10 metros.
Muchos hablan del momento cumbre de su vida como algo que ya no volverá a pasar, otros como algo que puede volver a hacerse en un futuro lejano y yo como algo que espero hacer cada fin de semana.
Si mi madre hubiera tenido un parto acuático, tendría una interesante historia que contar sobre cómo eso influyó en mi vida, pero la realidad es que mi mamá es lo más parecido a un gato humano. Mi padre ha dictado clases de natación desde mucho antes de que yo naciera. De ahí viene mi inmenso amor al agua.
Como profesora suplente, existían ciertos retos que debían cumplir. Debía ‘‘programar’’ pequeñas clases, estar pendiente de los que no sabían nadar, indicarle a los que sí sabían su asignación del día y, cuando llegara el momento, ayudarlos a vencer el miedo a las plataformas.
La última tarea era sencilla en los trampolines de 1 y 3 metros, pero algo trabajosa en el de 5 metros, sin contar 7 y 10. Muy pocos alumnos decidían, por voluntad propia, subirse a las últimas dos plataformas y lo comprendía. Jamás me había lanzado y no tenía muchas ganas de hacerlo.
Hace dos semanas un alumno, que estaba muy bien gracias, me retó a subirme a la plataforma de 7 metros. Al principio, no parecía una idea tan mala…hasta que estuve de pie en el borde. Justo debajo de mí estaban los dos trampolines de 1 metro y yo creía, con todas mis fuerzas, que, al lanzarme, caería sentada sobre ellos. El alumno en cuestión me observaba desde 10 metros y reía divertido ante mi aterrada mirada. Se lanzó y yo quedé boquiabierta ante la determinación empleada. No vaciló ni un solo instante.
Miré a ambos lados y me descubrí sola a 7 metros del suelo. La única regla en las plataformas era que, si subías por las escaleras, tu única forma de bajar era cayendo al agua. Si la regla había sido impuesta, yo era la que menos debían considerar romperla.
Sacando voluntad de algún recóndito lugar en mi ser, logré dar ‘‘el salto de fe’’. Sentí que mi cuerpo se dividía en dos y que tardaría siglos en llegar al agua, pero, al entrar finalmente a la piscina, supe que debía hacerlo de nuevo.
Una semana pasó y mi emoción no mermaba. Tal vez no significaba mucho para los demás, pero para mí significaba otro reto superado… ahora faltaba el más importante.
Sentada en el borde de la piscina, no podía dejar de contemplar las plataformas. De haber estado al lado de Don Quijote, este hubiera sugerido que eran gigantes y, para mí, lo eran.
El momento había llegado. La plataforma de 5 metros no representaba un riesgo y la de 7 ahora parecía menos peligrosa. El problema fue cuando una alumna me pidió que subiera con ella a 10.
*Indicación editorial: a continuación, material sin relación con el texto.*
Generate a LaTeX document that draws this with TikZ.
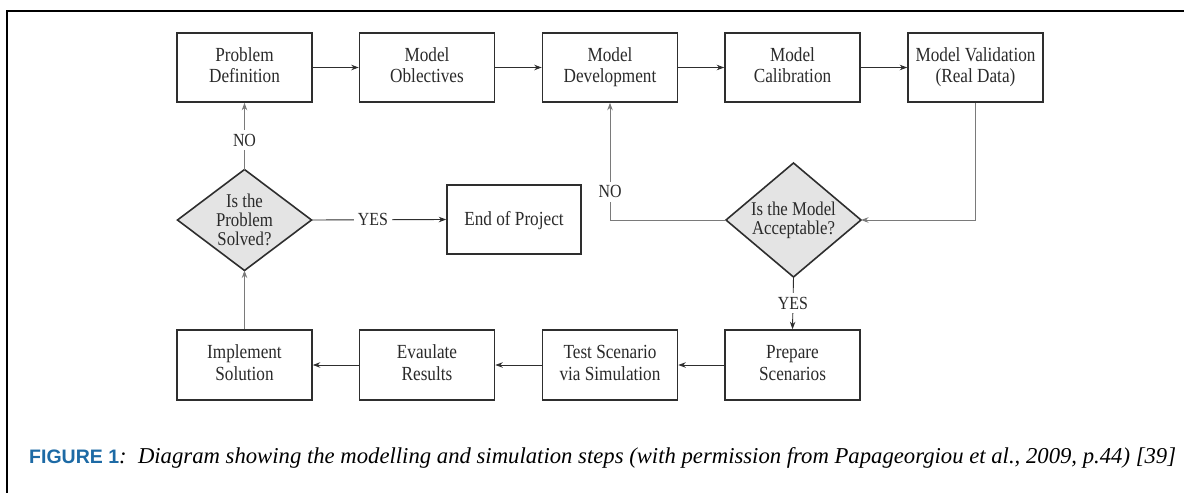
\documentclass[tikz,border=0pt]{standalone}
\usepackage{fontspec}
\setmainfont{Liberation Serif}
\newfontfamily\diafont[FakeStretch=0.86]{Liberation Serif}
\newfontfamily\capsans{Liberation Sans}
\usetikzlibrary{shapes.geometric,arrows.meta}
\definecolor{boxline}{HTML}{2E2E2E}
\definecolor{loopc}{HTML}{7A7A7A}
\definecolor{dfill}{HTML}{E4E4E4}
\definecolor{txt}{HTML}{2A2A2A}
\definecolor{capblue}{HTML}{1D6AA5}
\newcommand{\topstrut}{\rule{0pt}{16pt}}
\newcommand{\botstrut}{\rule[-4.5pt]{0pt}{4.5pt}}
\begin{document}
\begin{tikzpicture}[x=1pt,y=-1pt,
  stepbox/.style={draw=boxline, line width=1.6pt, minimum width=135pt, minimum height=69pt,
    inner sep=0pt, align=center, text=txt, font=\diafont\fontsize{20}{21.5}\selectfont,
    execute at begin node=\topstrut, execute at end node=\botstrut},
  decision/.style={diamond, draw=boxline, line width=1.6pt, fill=dfill, inner sep=0pt, outer sep=0pt},
  dtext/.style={align=center, text=txt, font=\diafont\fontsize{19.5}{19}\selectfont},
  tip/.style={-{Stealth[length=7.5pt,width=5.5pt]}},
  flow/.style={draw=boxline, line width=0.9pt, tip},
  loopline/.style={draw=loopc, line width=0.9pt, tip},
  lbl/.style={fill=white, inner sep=4pt, text=txt, font=\diafont\fontsize{18.5}{20}\selectfont}
]
\useasboundingbox (0,0) rectangle (1184,493);
% frame
\draw[line width=2pt, black] (1184,11) -- (7,11) -- (7,493);

% top row
\node[stepbox] (pd) at (244.5,67.5) {Problem\\Definition};
\node[stepbox] (mo) at (427,67.5) {Model\\Oblectives};
\node[stepbox] (md) at (610,67.5) {Model\\Development};
\node[stepbox] (mc) at (792.5,67.5) {Model\\Calibration};
\node[stepbox] (mv) at (975.5,67.5) {Model Validation\\(Real Data)};

% middle row
\node[decision, minimum width=134pt, minimum height=101pt,
  label={[dtext]center:Is the\\Problem\\Solved?}] (d1) at (244.5,220) {};
\node[stepbox, minimum width=134pt] (eop) at (514,219.5) {End of Project};
\node[decision, minimum width=135pt, minimum height=114pt,
  label={[dtext]center:Is the Model\\Acceptable?}] (d2) at (793.5,220) {};

% bottom row
\node[stepbox, minimum height=70pt] (is) at (244.5,365) {Implement\\Solution};
\node[stepbox, minimum height=70pt] (er) at (427,365) {Evaulate\\Results};
\node[stepbox, minimum height=70pt] (ts) at (610,365) {Test Scenario\\via Simulation};
\node[stepbox, minimum height=70pt] (ps) at (792.5,365) {Prepare\\Scenarios};

% connectors
\draw[flow] (pd) -- (mo);
\draw[flow] (mo) -- (md);
\draw[flow] (md) -- (mc);
\draw[flow] (mc) -- (mv);
\draw[loopline] (mv.south) |- (d2.east);
\draw[loopline] (d2.west) -| node[lbl, pos=0.62] {NO} (md.south);
\draw[flow] (d2.south) -- node[lbl] {YES} (ps.north);
\draw[flow] (ps) -- (ts);
\draw[flow] (ts) -- (er);
\draw[flow] (er) -- (is);
\draw[loopline] (is.north) -- (d1.south);
\draw[loopline] (d1.north) -- node[lbl, pos=0.44] {NO} (pd.south);
\draw[flow] (d1.east) -- node[lbl, pos=0.456] {YES} (eop.west);

% caption
\node[anchor=base west, inner sep=0pt] (cap) at (29,463)
  {{\capsans\bfseries\fontsize{19.5}{22}\selectfont\color{capblue}FIGURE 1}{\fontsize{22.7}{25}\selectfont\itshape :\hspace{0.5em}Diagram showing the modelling and simulation steps (with permission from Papageorgiou et al., 2009, p.44) [39]}};
\end{tikzpicture}
\end{document}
Me acerqué tímida y lentamente al borde. Nunca había estado de pie en la orilla, siempre había gateado para solo asomar mi cabeza y mirar hacia abajo. El aire se escapó de mis pulmones y cada terminación nerviosa de mi cuerpo estaba, literalmente, nerviosa. Las piernas me temblaban y el pulso no dejaba de ir en aumento. Mi compañera respiró profundo y saltó. Yo me congelé.
Siempre creí que, como estábamos en el ‘‘aire’’, corríamos el riesgo de ser atropellados por un ave y contuve la respiración cuando una paloma voló a un brazo de distancia de mi pétreo cuerpo. Miré a Michael que esperaba ansioso en una banca y los testigos que se habían congregado alrededor de la piscina que ahora parecía más pequeña.
Seguí los pasos que siempre explicaba: postura firme, mirada al frente, respiración profunda y solo un paso. Cerré los ojos…y di el paso. Caía lenta y torpemente a la piscina y, en las profundidades, comencé mi ‘‘baile de victoria’’. Cuando respiré nuevamente, mi público aplaudía y yo me sonrojaba. Lo había logrado.